Directions for this task: Nothing outside the lines from the one containing "Write a LaTeX" down to the one containing "(od3) at (675,404)" belongs in the copy; print that span exactly, both ends included, with pictures removed.

Supplied entries:
--
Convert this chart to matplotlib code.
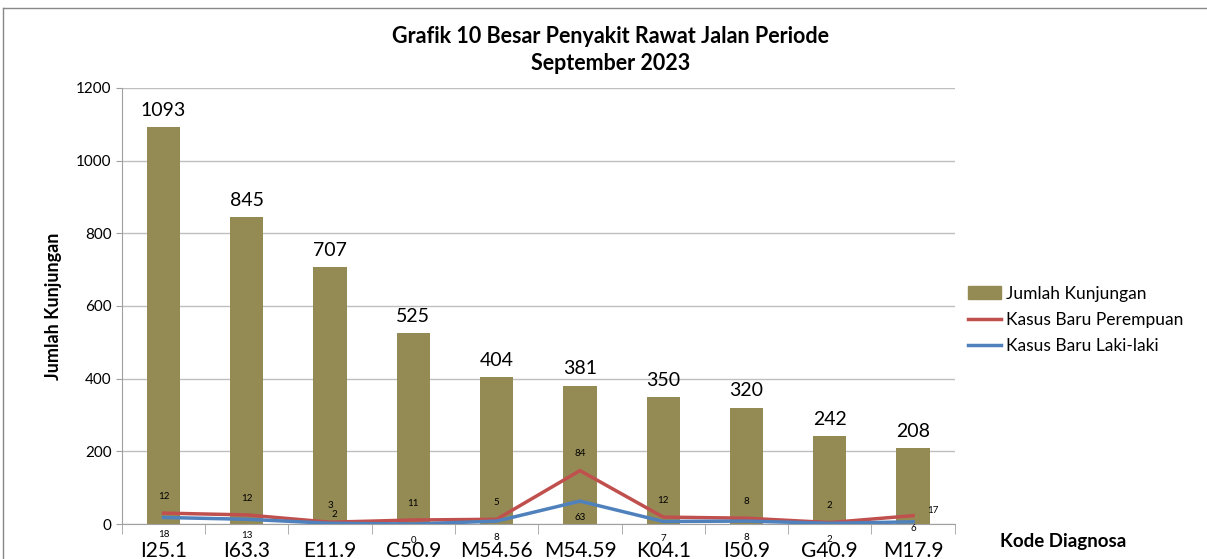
--
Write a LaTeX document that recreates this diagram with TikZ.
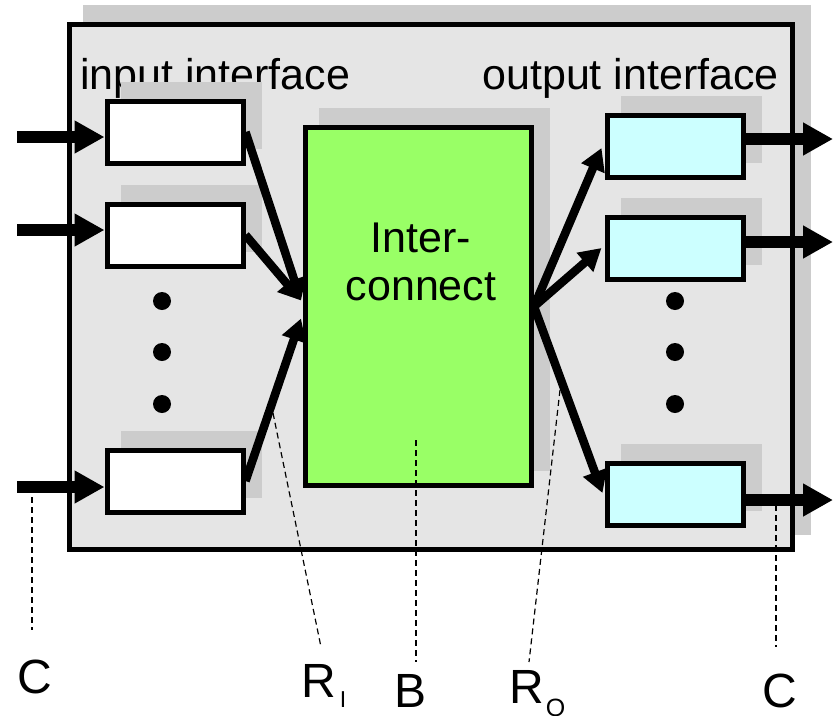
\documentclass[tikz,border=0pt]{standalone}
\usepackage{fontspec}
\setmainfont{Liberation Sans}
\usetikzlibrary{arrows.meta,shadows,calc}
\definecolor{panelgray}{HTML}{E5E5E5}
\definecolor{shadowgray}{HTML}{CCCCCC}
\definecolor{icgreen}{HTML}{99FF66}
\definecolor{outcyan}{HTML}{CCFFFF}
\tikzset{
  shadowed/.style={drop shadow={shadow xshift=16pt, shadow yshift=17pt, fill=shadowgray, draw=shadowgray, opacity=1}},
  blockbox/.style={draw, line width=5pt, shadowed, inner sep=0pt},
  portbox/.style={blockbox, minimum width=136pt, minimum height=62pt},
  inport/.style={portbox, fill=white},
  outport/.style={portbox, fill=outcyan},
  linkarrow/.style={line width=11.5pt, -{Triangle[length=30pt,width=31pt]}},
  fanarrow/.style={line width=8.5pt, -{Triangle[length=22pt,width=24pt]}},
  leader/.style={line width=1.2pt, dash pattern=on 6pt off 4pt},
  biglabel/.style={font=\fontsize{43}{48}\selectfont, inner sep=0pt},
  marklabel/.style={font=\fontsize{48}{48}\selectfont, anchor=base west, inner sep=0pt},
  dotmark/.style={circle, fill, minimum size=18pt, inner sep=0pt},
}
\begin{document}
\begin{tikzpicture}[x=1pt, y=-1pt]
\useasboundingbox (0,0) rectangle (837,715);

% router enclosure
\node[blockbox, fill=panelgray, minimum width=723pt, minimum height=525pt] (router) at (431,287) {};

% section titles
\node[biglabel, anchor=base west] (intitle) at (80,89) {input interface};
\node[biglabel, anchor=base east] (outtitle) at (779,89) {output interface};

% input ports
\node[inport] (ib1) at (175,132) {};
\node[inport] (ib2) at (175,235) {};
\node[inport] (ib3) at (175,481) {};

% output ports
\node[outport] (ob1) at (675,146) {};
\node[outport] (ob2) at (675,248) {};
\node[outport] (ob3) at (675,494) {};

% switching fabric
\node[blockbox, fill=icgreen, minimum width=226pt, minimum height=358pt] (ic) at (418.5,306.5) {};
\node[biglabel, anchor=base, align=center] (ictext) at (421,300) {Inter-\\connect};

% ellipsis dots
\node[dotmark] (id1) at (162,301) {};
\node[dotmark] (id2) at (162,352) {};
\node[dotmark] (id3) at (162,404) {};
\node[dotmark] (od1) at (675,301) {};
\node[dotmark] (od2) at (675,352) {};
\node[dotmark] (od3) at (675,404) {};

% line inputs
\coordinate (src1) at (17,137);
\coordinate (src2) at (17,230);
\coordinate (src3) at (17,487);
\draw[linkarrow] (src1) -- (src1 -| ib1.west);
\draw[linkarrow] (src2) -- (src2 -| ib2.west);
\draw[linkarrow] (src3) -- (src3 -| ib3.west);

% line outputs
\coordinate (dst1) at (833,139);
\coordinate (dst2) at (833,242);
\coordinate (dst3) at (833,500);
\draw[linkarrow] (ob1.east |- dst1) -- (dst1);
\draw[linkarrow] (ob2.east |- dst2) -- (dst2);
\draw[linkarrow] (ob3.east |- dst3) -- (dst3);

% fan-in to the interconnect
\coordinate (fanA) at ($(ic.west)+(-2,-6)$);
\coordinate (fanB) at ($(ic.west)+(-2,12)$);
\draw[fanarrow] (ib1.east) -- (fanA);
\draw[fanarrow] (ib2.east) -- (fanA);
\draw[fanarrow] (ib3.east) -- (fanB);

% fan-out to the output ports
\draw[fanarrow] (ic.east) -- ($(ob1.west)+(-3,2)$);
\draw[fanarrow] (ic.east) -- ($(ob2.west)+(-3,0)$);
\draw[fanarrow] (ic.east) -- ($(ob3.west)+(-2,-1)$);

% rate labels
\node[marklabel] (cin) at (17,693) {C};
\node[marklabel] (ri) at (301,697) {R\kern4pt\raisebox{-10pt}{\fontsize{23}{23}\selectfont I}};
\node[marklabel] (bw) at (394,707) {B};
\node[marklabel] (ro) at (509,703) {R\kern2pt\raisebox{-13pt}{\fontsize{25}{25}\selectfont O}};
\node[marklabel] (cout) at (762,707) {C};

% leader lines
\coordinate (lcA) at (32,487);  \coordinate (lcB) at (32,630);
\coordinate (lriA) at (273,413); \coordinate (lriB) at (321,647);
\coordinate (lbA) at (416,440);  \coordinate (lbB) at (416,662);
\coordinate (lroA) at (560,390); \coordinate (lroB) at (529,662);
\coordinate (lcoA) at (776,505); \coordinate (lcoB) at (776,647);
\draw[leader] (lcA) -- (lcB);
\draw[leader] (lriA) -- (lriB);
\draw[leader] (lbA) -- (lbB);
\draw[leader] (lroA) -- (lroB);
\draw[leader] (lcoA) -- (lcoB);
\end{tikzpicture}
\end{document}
--
Task result:
Write a LaTeX document that recreates this diagram with TikZ.
\documentclass[tikz,border=0pt]{standalone}
\usepackage{fontspec}
\setmainfont{Liberation Sans}
\usetikzlibrary{arrows.meta,shadows,calc}
\definecolor{panelgray}{HTML}{E5E5E5}
\definecolor{shadowgray}{HTML}{CCCCCC}
\definecolor{icgreen}{HTML}{99FF66}
\definecolor{outcyan}{HTML}{CCFFFF}
\tikzset{
  shadowed/.style={drop shadow={shadow xshift=16pt, shadow yshift=17pt, fill=shadowgray, draw=shadowgray, opacity=1}},
  blockbox/.style={draw, line width=5pt, shadowed, inner sep=0pt},
  portbox/.style={blockbox, minimum width=136pt, minimum height=62pt},
  inport/.style={portbox, fill=white},
  outport/.style={portbox, fill=outcyan},
  linkarrow/.style={line width=11.5pt, -{Triangle[length=30pt,width=31pt]}},
  fanarrow/.style={line width=8.5pt, -{Triangle[length=22pt,width=24pt]}},
  leader/.style={line width=1.2pt, dash pattern=on 6pt off 4pt},
  biglabel/.style={font=\fontsize{43}{48}\selectfont, inner sep=0pt},
  marklabel/.style={font=\fontsize{48}{48}\selectfont, anchor=base west, inner sep=0pt},
  dotmark/.style={circle, fill, minimum size=18pt, inner sep=0pt},
}
\begin{document}
\begin{tikzpicture}[x=1pt, y=-1pt]
\useasboundingbox (0,0) rectangle (837,715);

% router enclosure
\node[blockbox, fill=panelgray, minimum width=723pt, minimum height=525pt] (router) at (431,287) {};

% section titles
\node[biglabel, anchor=base west] (intitle) at (80,89) {input interface};
\node[biglabel, anchor=base east] (outtitle) at (779,89) {output interface};

% input ports
\node[inport] (ib1) at (175,132) {};
\node[inport] (ib2) at (175,235) {};
\node[inport] (ib3) at (175,481) {};

% output ports
\node[outport] (ob1) at (675,146) {};
\node[outport] (ob2) at (675,248) {};
\node[outport] (ob3) at (675,494) {};

% switching fabric
\node[blockbox, fill=icgreen, minimum width=226pt, minimum height=358pt] (ic) at (418.5,306.5) {};
\node[biglabel, anchor=base, align=center] (ictext) at (421,300) {Inter-\\connect};

% ellipsis dots
\node[dotmark] (id1) at (162,301) {};
\node[dotmark] (id2) at (162,352) {};
\node[dotmark] (id3) at (162,404) {};
\node[dotmark] (od1) at (675,301) {};
\node[dotmark] (od2) at (675,352) {};
\node[dotmark] (od3) at (675,404) {};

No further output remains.